Browse Investing

G-Spread

Bond spread measure comparing a bond's yield with the yield of a government bond of similar maturity.

G-spread, short for government spread, is the difference between the yield on a bond and the yield on a government bond of similar maturity. It is a simple way to express how much extra yield investors demand over a government benchmark.

G-Spread Formula

$$ \text{G-Spread} = Y_{\text{bond}} - Y_{\text{government}} $$

The benchmark is usually a government bond with a similar maturity rather than the full spot curve.

Why It Matters

G-spread matters because it gives investors a quick read on the extra compensation attached to credit risk, liquidity differences, or other non-government-bond risks.

It is useful for:

  • fast spread comparisons
  • screening corporate or non-government bonds
  • monitoring spread widening and tightening
  • discussing relative value without building a full curve model

G-Spread vs. Z-Spread and OAS

Measure What it compares Best use Main limitation
G-Spread Bond yield versus a similar-maturity government bond Quick spread comparison and market commentary Uses one government yield rather than the full curve
Z-Spread Bond price versus the full benchmark spot curve Richer spread analysis for option-free bonds More complex than a quick yield-difference measure
Option-Adjusted Spread Spread after stripping out embedded-option value Callable or prepayable bonds Model-dependent and less transparent than G-spread

That is why G-spread is attractive for fast comparison, while Z-spread and OAS are better when structure and cash-flow timing matter more.
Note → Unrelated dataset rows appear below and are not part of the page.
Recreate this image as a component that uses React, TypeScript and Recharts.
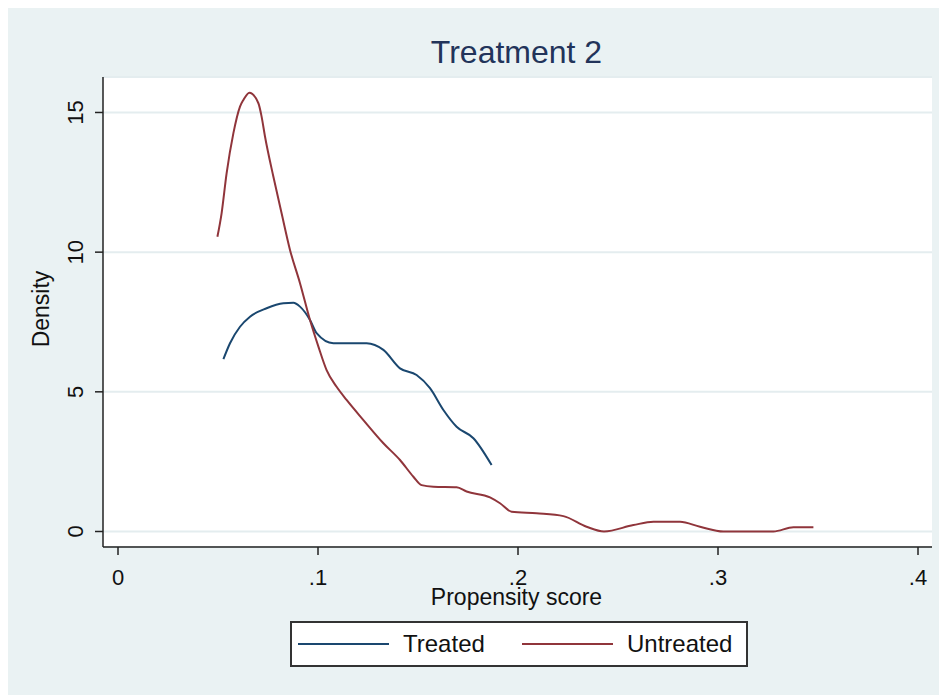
import { LineChart, Line, XAxis, YAxis, CartesianGrid, Label } from "recharts";

// kernel density estimates
const treatedX = [
  0.0527, 0.056, 0.061, 0.066, 0.0743, 0.0827, 0.0877, 0.091, 0.096, 0.0993,
  0.1077, 0.1243, 0.1327, 0.141, 0.1493, 0.156, 0.1627, 0.1693, 0.1777, 0.1868,
];
const treatedY = [
  6.17, 6.74, 7.33, 7.69, 7.99, 8.17, 8.19, 8.05, 7.57, 7.1,
  6.74, 6.74, 6.5, 5.84, 5.6, 5.13, 4.35, 3.75, 3.34, 2.38,
];

const untreatedX = [
  0.0497, 0.0518, 0.0543, 0.0577, 0.061, 0.0627, 0.0657, 0.0702, 0.0718, 0.0735,
  0.0777, 0.0818, 0.086, 0.091, 0.096, 0.1002, 0.1043, 0.1093, 0.1143, 0.1227,
  0.1327, 0.141, 0.1477, 0.1518, 0.1577, 0.1693, 0.1743, 0.186, 0.191, 0.1968,
  0.2093, 0.2227, 0.2343, 0.243, 0.2577, 0.2677, 0.281, 0.291, 0.3027, 0.3277,
  0.3377, 0.3477,
];
const untreatedY = [
  10.55, 11.39, 12.82, 14.26, 15.21, 15.45, 15.71, 15.33, 14.85, 14.14,
  12.7, 11.39, 10.08, 8.89, 7.57, 6.62, 5.78, 5.18, 4.71, 3.99,
  3.16, 2.56, 1.96, 1.66, 1.6, 1.58, 1.43, 1.22, 1.01, 0.71,
  0.65, 0.55, 0.17, 0.0, 0.23, 0.35, 0.35, 0.17, 0.0, 0.0,
  0.15, 0.15,
];

const xTicks = [0, 0.1, 0.2, 0.3, 0.4];
const yTicks = [0, 5, 10, 15];

const treated = treatedX.map((x, i) => ({ x, y: treatedY[i] }));
const untreated = untreatedX.map((x, i) => ({ x, y: untreatedY[i] }));

const series = [
  { name: "Treated", color: "#1A476F", data: treated },
  { name: "Untreated", color: "#90353B", data: untreated },
];

const FONT = '"Liberation Sans", Arial, sans-serif';
const BG = "#EAF2F3";

const fmtX = (v: number) => (v === 0 ? "0" : String(v).replace(/^0/, ""));

const XTick = (props: any) => {
  const { x, y, payload } = props;
  return (
    <text x={x} y={y} dy={28} textAnchor="middle" fontSize={22} fontFamily={FONT} fill="#111">
      {fmtX(payload.value)}
    </text>
  );
};

const YTick = (props: any) => {
  const { x, y, payload } = props;
  const bx = x - 10;
  return (
    <text
      x={bx}
      y={y}
      transform={`rotate(-90, ${bx}, ${y})`}
      textAnchor="middle"
      fontSize={22}
      fontFamily={FONT}
      fill="#111"
    >
      {payload.value}
    </text>
  );
};

export default function App() {
  return (
    <div
      style={{
        position: "relative",
        marginLeft: -4,
        width: 943,
        height: 687,
        background: BG,
        fontFamily: FONT,
      }}
    >
      <div
        style={{
          position: "absolute",
          top: 28,
          left: 0,
          width: 1025,
          textAlign: "center",
          fontSize: 32,
          lineHeight: "32px",
          color: "#22345a",
        }}
      >
        Treatment 2
      </div>

      <LineChart
        width={943}
        height={687}
        margin={{ top: 69, right: 15, left: 0, bottom: 88 }}
      >
        <CartesianGrid vertical={false} fill="#fff" stroke="#E4EDEF" strokeWidth={2} />
        <XAxis
          dataKey="x"
          type="number"
          domain={[-0.0075, 0.407]}
          ticks={xTicks}
          allowDataOverflow
          height={60}
          tickSize={8}
          tickMargin={2}
          tick={<XTick />}
          axisLine={{ stroke: "#222", strokeWidth: 1.5 }}
          tickLine={{ stroke: "#222", strokeWidth: 1.5 }}
        >
          <Label
            content={({ viewBox }: any) => (
              <text
                x={viewBox.x + viewBox.width / 2 - 1}
                y={597}
                textAnchor="middle"
                fontSize={23}
                fontFamily={FONT}
                fill="#111"
              >
                Propensity score
              </text>
            )}
          />
        </XAxis>
        <YAxis
          type="number"
          domain={[-0.555, 16.27]}
          ticks={yTicks}
          allowDataOverflow
          width={99}
          tickSize={8}
          tickMargin={2}
          tick={<YTick />}
          axisLine={{ stroke: "#222", strokeWidth: 1.5 }}
          tickLine={{ stroke: "#222", strokeWidth: 1.5 }}
        >
          <Label
            content={() => (
              <text
                x={45}
                y={301}
                transform="rotate(-90, 45, 301)"
                textAnchor="middle"
                fontSize={23}
                fontFamily={FONT}
                fill="#111"
              >
                Density
              </text>
            )}
          />
        </YAxis>
        {series.map((s) => (
          <Line
            key={s.name}
            data={s.data}
            dataKey="y"
            name={s.name}
            type="monotone"
            stroke={s.color}
            strokeWidth={2}
            dot={false}
            activeDot={false}
            isAnimationActive={false}
          />
        ))}
      </LineChart>

      <div
        style={{
          position: "absolute",
          left: 286,
          top: 613,
          width: 454,
          height: 42,
          background: "#fff",
          border: "2px solid #333",
          boxSizing: "content-box",
        }}
      >
        {series.map((s, i) => (
          <div
            key={s.name}
            style={{
              position: "absolute",
              left: i === 0 ? 6 : 230,
              top: 0,
              height: 42,
              display: "flex",
              alignItems: "center",
            }}
          >
            <span
              style={{
                display: "inline-block",
                width: 91,
                height: 0,
                borderTop: `2.5px solid ${s.color}`,
                marginRight: 14,
              }}
            />
            <span style={{ fontSize: 24, color: "#111" }}>{s.name}</span>
          </div>
        ))}
      </div>
    </div>
  );
}
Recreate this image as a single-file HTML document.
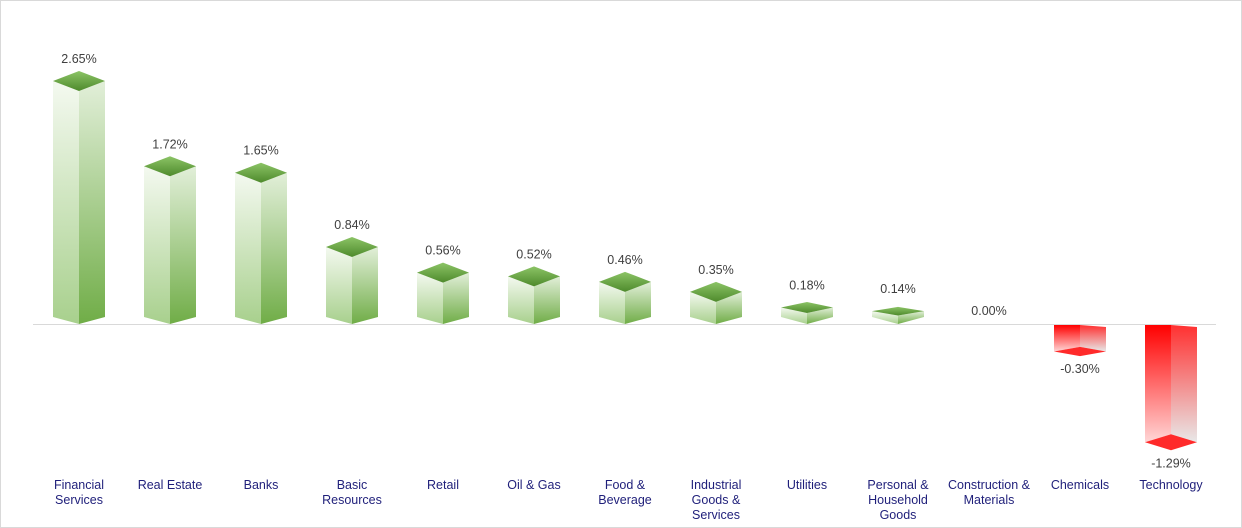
<!DOCTYPE html>
<html><head><meta charset="utf-8"><style>
html,body{margin:0;padding:0;background:#fff}
svg{display:block;font-family:"Liberation Sans",sans-serif}
</style></head><body>
<svg width="1242" height="528" viewBox="0 0 1242 528">
<defs>
<linearGradient id="gl" x1="0" y1="0" x2="0" y2="1"><stop offset="0" stop-color="#f4f9f0"/><stop offset="1" stop-color="#a8d08d"/></linearGradient>
<linearGradient id="gr" x1="0" y1="0" x2="0" y2="1"><stop offset="0" stop-color="#e2efd9"/><stop offset="1" stop-color="#70ad47"/></linearGradient>
<linearGradient id="gt" x1="0" y1="0" x2="0" y2="1"><stop offset="0" stop-color="#8cc466"/><stop offset="1" stop-color="#4e8a2c"/></linearGradient>
<linearGradient id="rl" x1="0" y1="0" x2="0" y2="1"><stop offset="0" stop-color="#ff0000"/><stop offset="1" stop-color="#ffd6d6"/></linearGradient>
<linearGradient id="rr" x1="0" y1="0" x2="0" y2="1"><stop offset="0" stop-color="#ff3030"/><stop offset="1" stop-color="#e8e8e8"/></linearGradient>
</defs>
<rect x="0.5" y="0.5" width="1241" height="527" fill="#fff" stroke="#d9d9d9"/>
<line x1="33" y1="324.5" x2="1216" y2="324.5" stroke="#d9d9d9"/>
<g id="bars"></g>
<g font-size="12.5" fill="#404040" text-anchor="middle" id="vals"></g>
<g font-size="12.5" fill="#1f1f7a" text-anchor="middle" id="cats"></g>
</svg>
<script>
var d=[["2.65%",2.65,["Financial","Services"]],["1.72%",1.72,["Real Estate"]],["1.65%",1.65,["Banks"]],["0.84%",0.84,["Basic","Resources"]],["0.56%",0.56,["Retail"]],["0.52%",0.52,["Oil & Gas"]],["0.46%",0.46,["Food &","Beverage"]],["0.35%",0.35,["Industrial","Goods &","Services"]],["0.18%",0.18,["Utilities"]],["0.14%",0.14,["Personal &","Household","Goods"]],["0.00%",0,["Construction &","Materials"]],["-0.30%",-0.30,["Chemicals"]],["-1.29%",-1.29,["Technology"]]];
var ns="http://www.w3.org/2000/svg",B=document.getElementById("bars"),V=document.getElementById("vals"),C=document.getElementById("cats");
function p(pts,f){var e=document.createElementNS(ns,"polygon");e.setAttribute("points",pts);e.setAttribute("fill",f);B.appendChild(e);}
function t(g,x,y,s){var e=document.createElementNS(ns,"text");e.setAttribute("x",x);e.setAttribute("y",y);e.textContent=s;g.appendChild(e);}
var Z=324,S=91.7,h=26;
d.forEach(function(r,i){var c=79+91*i,v=r[1];
 if(v>0){var ty=Z-v*S;var dy=Math.min(10,v*S/3);
  p((c-h)+","+ty+" "+c+","+(ty+dy)+" "+c+","+Z+" "+(c-h)+","+(Z-7),"url(#gl)");
  p(c+","+(ty+dy)+" "+(c+h)+","+ty+" "+(c+h)+","+(Z-7)+" "+c+","+Z,"url(#gr)");
  p((c-h)+","+ty+" "+c+","+(ty-dy)+" "+(c+h)+","+ty+" "+c+","+(ty+dy),"url(#gt)");
  t(V,c,ty-18,r[0]);
 } else if(v<0){var by=Z-v*S;var dy=Math.min(8,-v*S/6);
  p((c-h)+","+(Z+1)+" "+c+","+(Z+1)+" "+c+","+(by-dy)+" "+(c-h)+","+by,"url(#rl)");
  p(c+","+(Z+1)+" "+(c+h)+","+(Z+3)+" "+(c+h)+","+by+" "+c+","+(by-dy),"url(#rr)");
  p((c-h)+","+by+" "+c+","+(by-dy)+" "+(c+h)+","+by+" "+c+","+(by+dy),"#ff2a2a");
  t(V,c,by+dy+17,r[0]);
 } else t(V,c,315,r[0]);
 r[2].forEach(function(s,j){t(C,c,489+15*j,s);});
});
</script>
</body></html>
How It Works in Finance Practice

If a corporate bond yields 5.40% and a government bond with similar maturity yields 3.10%, the G-spread is 2.30%, or 230 basis points.

A widening G-spread usually signals that the market is demanding more compensation over the government benchmark. A tightening G-spread usually points the other way.

Practical Example

Suppose two corporate bonds each mature in about ten years.

  • Bond A trades at a G-spread of 140 basis points.
  • Bond B trades at a G-spread of 220 basis points.

Bond B appears to offer more yield pickup over the government benchmark, but that may reflect higher credit or liquidity risk rather than better value.

Wider G-spread does not automatically mean cheap

A wide spread can reflect real deterioration in credit quality or lower liquidity.

G-spread is a simpler measure than Z-spread

It is designed for quick comparison, not for full curve-aware bond valuation.

Matching maturity is important

Using the wrong government benchmark can make the spread less meaningful.

  • Z-Spread: A fuller-curve spread measure for bond analysis.
  • Option-Adjusted Spread: The spread metric used when embedded options matter.
  • Yield to Maturity: The bond-yield input often compared with the government benchmark in a G-spread calculation.
  • Government Bond: The benchmark bond used in the spread comparison.
  • Credit Spread: The broader idea of extra yield for non-government credit risk.

FAQs

Why do investors use G-spread instead of a more complex spread measure?

Because it is fast, intuitive, and useful for many plain bond comparisons and market discussions.

Is G-spread better than Z-spread?

Not universally. G-spread is simpler, while Z-spread is usually more informative when the full yield curve matters.

What usually makes G-spread widen?

Typically higher perceived credit risk, lower liquidity, or a broader risk-off market environment.